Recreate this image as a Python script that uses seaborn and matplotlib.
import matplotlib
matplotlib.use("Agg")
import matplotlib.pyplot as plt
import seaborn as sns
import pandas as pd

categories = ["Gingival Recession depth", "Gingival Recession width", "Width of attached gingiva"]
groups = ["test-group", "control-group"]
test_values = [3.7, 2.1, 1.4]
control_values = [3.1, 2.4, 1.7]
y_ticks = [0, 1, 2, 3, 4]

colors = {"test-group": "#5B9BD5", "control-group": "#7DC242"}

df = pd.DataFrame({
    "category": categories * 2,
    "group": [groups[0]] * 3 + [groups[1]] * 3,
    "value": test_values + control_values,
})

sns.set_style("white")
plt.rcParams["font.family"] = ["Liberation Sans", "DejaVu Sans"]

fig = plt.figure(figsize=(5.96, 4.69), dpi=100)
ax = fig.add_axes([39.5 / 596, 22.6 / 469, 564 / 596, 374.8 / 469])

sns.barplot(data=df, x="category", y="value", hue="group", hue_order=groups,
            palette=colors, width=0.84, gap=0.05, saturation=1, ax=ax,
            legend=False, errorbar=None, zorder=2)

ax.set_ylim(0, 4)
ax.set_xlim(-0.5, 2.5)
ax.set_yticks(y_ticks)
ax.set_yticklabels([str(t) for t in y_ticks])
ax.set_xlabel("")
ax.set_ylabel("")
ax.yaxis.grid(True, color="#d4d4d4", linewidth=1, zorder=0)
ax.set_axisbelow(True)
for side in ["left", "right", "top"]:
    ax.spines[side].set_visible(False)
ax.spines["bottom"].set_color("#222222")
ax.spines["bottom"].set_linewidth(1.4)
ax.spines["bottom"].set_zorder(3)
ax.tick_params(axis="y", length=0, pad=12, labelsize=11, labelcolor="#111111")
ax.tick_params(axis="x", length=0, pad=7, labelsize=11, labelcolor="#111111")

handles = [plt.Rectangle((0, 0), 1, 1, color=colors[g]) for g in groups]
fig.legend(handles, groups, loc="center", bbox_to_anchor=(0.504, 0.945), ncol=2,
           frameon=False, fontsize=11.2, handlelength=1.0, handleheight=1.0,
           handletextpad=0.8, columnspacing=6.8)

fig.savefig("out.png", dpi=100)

━━━━━━━━━━━━━━━━━━━━

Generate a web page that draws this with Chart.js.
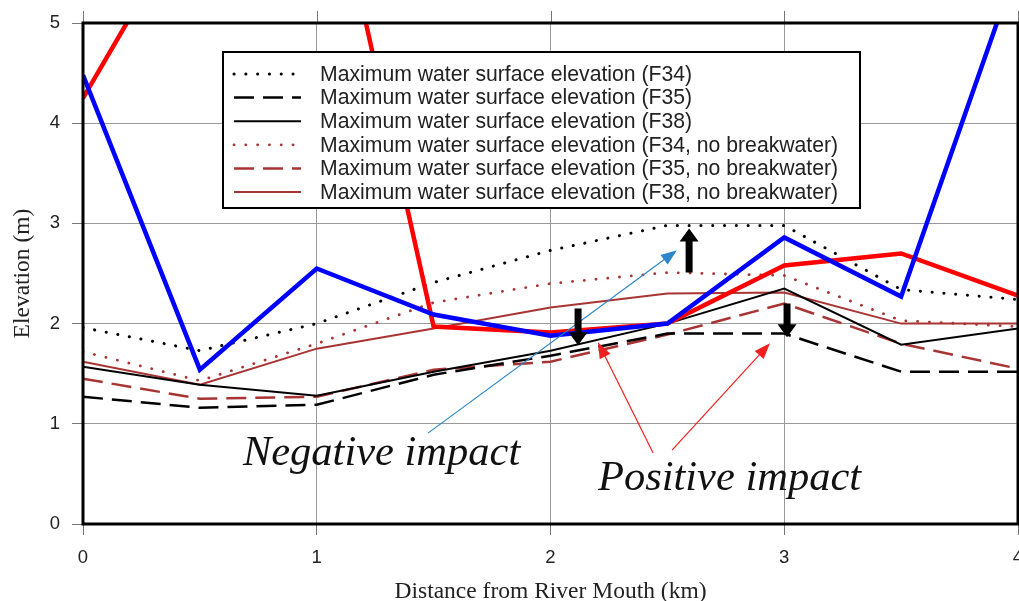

━━━━━━━━━━━━━━━━━━━━

:: DIRECTION ::
Copy out all lines from the material above that contain the string "matplotlib".

:: TASK RESULT ::
Recreate this image as a Python script that uses seaborn and matplotlib.
import matplotlib
matplotlib.use("Agg")
import matplotlib.pyplot as plt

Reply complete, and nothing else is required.